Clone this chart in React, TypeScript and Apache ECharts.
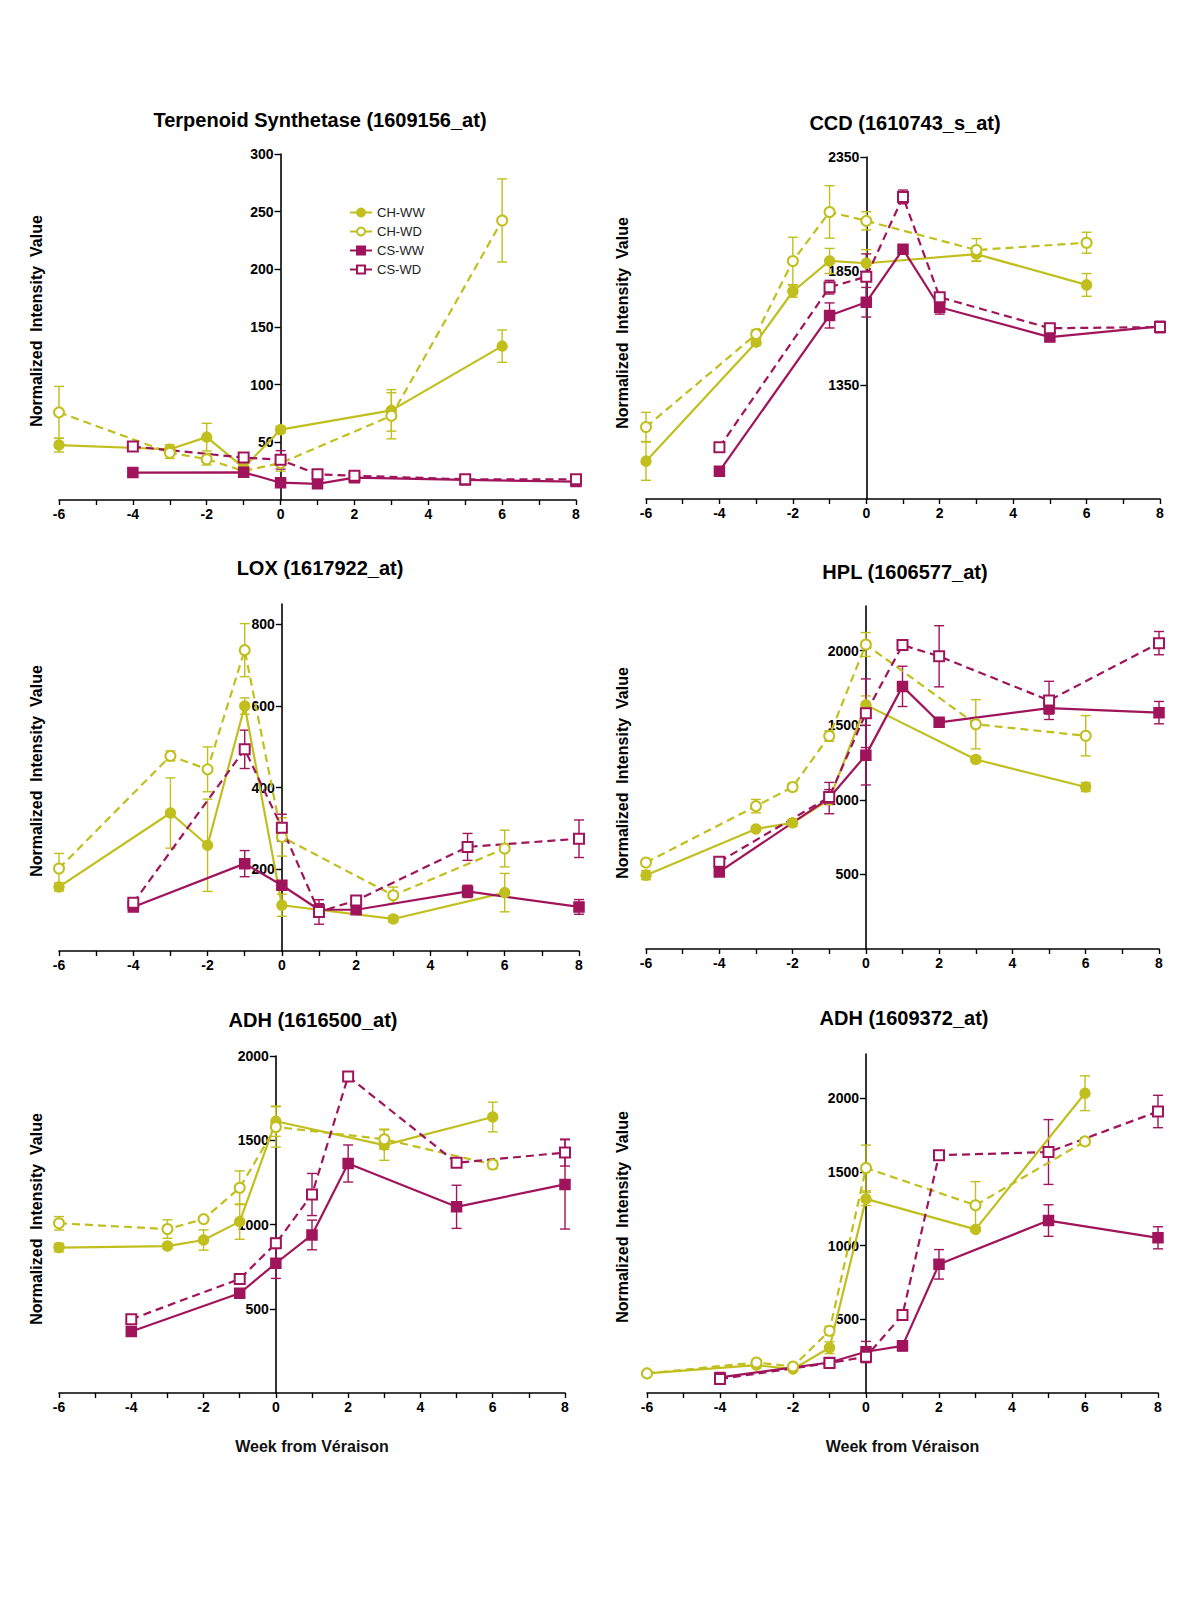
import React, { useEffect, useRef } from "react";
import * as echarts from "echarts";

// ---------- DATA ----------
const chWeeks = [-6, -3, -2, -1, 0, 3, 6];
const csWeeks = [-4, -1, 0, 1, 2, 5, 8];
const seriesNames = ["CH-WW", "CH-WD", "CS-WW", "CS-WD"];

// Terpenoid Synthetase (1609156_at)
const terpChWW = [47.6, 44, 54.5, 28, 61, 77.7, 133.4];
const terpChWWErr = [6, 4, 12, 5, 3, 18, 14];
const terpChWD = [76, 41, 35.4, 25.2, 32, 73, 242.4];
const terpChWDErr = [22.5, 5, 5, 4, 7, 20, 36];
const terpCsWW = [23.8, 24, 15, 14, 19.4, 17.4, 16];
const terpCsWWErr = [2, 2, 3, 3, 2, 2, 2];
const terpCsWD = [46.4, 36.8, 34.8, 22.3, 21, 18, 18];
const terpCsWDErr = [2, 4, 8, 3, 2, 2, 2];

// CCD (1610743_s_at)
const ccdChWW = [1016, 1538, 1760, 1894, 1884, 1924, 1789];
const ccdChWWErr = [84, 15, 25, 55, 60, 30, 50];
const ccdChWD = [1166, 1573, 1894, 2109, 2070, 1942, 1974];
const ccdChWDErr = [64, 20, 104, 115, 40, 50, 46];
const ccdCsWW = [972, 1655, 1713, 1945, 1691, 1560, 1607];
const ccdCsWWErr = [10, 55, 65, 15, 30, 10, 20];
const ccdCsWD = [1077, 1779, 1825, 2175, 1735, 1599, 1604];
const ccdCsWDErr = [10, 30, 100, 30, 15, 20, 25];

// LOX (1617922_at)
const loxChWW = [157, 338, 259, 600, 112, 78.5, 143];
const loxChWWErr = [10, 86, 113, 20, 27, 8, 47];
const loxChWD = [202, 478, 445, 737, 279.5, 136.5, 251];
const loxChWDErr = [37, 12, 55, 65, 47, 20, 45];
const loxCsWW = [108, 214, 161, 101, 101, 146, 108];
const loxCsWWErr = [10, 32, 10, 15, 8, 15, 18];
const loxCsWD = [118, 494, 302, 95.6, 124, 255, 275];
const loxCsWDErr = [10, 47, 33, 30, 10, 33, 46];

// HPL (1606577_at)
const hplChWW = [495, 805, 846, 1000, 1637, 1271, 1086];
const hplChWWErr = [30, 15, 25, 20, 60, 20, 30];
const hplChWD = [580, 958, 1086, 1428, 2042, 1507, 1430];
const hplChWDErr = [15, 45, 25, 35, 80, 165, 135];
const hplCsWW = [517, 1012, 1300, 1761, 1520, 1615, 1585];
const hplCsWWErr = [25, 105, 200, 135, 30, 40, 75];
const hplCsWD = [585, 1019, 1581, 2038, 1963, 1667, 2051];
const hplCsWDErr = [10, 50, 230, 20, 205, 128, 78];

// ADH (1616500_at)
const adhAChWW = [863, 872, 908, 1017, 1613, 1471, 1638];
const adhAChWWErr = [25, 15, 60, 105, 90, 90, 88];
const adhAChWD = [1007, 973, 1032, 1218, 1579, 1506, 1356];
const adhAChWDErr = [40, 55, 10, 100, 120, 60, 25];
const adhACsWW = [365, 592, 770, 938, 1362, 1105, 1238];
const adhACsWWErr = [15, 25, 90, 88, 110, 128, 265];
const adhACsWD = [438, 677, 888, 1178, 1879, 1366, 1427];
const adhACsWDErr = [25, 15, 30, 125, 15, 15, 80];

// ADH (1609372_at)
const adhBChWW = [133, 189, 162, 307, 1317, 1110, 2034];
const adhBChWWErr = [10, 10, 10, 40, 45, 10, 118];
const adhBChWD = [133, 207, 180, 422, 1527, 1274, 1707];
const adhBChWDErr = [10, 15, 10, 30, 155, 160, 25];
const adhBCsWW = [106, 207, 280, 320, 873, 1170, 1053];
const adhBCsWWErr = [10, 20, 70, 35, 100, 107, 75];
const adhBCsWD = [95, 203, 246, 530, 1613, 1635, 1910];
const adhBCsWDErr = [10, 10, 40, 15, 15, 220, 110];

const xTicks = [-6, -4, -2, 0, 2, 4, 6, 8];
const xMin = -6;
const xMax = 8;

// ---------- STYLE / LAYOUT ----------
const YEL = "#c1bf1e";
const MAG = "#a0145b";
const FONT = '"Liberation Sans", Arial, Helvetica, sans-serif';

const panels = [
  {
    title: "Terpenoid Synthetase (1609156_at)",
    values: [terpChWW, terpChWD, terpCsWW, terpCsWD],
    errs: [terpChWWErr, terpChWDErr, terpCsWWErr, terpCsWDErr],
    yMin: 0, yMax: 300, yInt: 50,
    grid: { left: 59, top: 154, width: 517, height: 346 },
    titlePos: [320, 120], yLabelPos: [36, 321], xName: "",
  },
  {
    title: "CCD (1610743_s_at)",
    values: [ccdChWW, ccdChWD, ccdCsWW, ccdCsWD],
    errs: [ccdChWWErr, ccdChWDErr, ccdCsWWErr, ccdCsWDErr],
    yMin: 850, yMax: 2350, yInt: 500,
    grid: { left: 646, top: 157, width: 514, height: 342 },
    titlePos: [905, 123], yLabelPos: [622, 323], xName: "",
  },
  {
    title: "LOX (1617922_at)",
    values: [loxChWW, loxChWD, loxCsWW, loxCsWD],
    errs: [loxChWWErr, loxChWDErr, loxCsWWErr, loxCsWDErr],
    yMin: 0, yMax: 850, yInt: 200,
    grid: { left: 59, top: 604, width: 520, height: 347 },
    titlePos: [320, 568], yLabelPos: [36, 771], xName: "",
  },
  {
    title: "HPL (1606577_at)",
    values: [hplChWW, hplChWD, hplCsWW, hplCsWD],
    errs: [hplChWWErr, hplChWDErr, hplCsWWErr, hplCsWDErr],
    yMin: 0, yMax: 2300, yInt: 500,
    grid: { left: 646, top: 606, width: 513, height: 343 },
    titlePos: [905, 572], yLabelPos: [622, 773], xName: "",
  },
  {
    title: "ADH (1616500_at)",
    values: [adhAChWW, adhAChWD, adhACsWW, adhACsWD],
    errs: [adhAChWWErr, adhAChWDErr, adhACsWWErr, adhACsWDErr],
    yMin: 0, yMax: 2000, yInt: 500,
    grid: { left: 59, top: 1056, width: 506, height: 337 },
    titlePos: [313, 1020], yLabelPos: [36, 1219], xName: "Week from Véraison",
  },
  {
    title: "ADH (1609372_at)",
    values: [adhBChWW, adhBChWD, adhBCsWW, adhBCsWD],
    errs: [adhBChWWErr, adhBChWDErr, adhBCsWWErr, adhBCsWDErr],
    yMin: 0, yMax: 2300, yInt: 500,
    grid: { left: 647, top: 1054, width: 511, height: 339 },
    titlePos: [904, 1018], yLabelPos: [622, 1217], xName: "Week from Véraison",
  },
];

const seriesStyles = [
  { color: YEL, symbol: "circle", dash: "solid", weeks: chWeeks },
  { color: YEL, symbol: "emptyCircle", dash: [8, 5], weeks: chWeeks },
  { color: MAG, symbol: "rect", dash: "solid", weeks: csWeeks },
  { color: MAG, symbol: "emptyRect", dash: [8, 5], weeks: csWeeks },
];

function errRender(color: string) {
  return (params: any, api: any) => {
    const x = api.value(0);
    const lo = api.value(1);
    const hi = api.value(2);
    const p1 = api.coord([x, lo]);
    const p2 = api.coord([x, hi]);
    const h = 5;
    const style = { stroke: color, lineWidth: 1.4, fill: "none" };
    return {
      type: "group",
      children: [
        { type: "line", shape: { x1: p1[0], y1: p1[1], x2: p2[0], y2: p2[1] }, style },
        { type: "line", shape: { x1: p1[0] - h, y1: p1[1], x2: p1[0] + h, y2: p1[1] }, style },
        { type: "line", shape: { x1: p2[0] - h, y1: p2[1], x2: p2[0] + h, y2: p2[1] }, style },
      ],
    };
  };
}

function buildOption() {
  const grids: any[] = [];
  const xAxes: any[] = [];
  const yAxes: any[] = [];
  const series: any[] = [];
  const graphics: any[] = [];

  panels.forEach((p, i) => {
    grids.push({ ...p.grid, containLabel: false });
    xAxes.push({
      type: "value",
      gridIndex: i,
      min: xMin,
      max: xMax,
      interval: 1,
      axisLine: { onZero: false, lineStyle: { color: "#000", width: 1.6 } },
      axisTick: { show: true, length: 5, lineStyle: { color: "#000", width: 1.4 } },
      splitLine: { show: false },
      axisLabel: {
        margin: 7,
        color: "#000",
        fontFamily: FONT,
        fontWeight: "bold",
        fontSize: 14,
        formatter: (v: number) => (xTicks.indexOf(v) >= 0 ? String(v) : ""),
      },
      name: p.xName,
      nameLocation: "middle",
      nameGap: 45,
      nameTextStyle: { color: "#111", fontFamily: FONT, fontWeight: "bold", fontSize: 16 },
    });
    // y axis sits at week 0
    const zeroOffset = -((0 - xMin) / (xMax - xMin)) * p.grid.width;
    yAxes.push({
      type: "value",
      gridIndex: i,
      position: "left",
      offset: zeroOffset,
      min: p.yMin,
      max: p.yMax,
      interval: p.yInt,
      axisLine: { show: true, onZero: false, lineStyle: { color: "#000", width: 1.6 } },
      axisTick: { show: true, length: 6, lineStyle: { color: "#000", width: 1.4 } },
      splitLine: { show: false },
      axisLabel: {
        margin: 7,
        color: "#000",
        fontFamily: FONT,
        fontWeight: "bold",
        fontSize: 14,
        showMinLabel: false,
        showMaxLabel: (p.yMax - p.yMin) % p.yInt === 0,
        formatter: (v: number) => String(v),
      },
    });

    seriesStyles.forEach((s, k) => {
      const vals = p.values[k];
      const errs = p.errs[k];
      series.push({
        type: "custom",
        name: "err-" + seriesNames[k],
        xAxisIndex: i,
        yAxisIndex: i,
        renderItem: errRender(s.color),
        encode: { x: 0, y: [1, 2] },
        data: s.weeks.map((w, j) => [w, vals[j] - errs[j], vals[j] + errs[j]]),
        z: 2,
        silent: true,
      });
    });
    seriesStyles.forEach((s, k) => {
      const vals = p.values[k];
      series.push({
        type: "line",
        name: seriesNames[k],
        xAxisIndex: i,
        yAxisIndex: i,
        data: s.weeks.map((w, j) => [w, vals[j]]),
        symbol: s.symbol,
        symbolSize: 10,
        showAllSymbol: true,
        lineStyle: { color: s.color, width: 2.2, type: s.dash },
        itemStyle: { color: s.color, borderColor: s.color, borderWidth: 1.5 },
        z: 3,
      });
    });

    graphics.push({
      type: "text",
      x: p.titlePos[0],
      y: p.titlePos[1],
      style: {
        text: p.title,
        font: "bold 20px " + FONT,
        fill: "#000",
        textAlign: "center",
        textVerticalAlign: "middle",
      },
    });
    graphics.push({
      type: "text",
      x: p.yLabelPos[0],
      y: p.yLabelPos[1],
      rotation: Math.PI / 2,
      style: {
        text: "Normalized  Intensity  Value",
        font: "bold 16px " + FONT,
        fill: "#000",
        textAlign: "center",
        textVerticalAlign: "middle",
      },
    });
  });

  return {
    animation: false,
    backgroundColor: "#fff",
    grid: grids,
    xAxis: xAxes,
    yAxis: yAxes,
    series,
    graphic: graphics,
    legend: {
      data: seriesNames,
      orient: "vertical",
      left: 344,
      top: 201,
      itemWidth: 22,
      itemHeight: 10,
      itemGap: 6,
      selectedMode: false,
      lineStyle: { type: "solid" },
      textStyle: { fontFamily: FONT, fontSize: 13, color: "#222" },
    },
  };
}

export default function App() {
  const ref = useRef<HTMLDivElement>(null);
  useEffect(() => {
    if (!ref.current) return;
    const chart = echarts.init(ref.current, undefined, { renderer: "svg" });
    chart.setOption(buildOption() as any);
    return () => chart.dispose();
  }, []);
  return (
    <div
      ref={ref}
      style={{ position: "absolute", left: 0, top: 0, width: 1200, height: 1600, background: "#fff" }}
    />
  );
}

═══

▶ _Exercise details_:
From the first line above down to the line with "const terpCsWDErr = [2, 4, 8, 3, 2, 2, 2];", reproduce every line and no others, omitting pictures.

▶ _Task answer_:
Clone this chart in React, TypeScript and Apache ECharts.
import React, { useEffect, useRef } from "react";
import * as echarts from "echarts";

// ---------- DATA ----------
const chWeeks = [-6, -3, -2, -1, 0, 3, 6];
const csWeeks = [-4, -1, 0, 1, 2, 5, 8];
const seriesNames = ["CH-WW", "CH-WD", "CS-WW", "CS-WD"];

// Terpenoid Synthetase (1609156_at)
const terpChWW = [47.6, 44, 54.5, 28, 61, 77.7, 133.4];
const terpChWWErr = [6, 4, 12, 5, 3, 18, 14];
const terpChWD = [76, 41, 35.4, 25.2, 32, 73, 242.4];
const terpChWDErr = [22.5, 5, 5, 4, 7, 20, 36];
const terpCsWW = [23.8, 24, 15, 14, 19.4, 17.4, 16];
const terpCsWWErr = [2, 2, 3, 3, 2, 2, 2];
const terpCsWD = [46.4, 36.8, 34.8, 22.3, 21, 18, 18];
const terpCsWDErr = [2, 4, 8, 3, 2, 2, 2];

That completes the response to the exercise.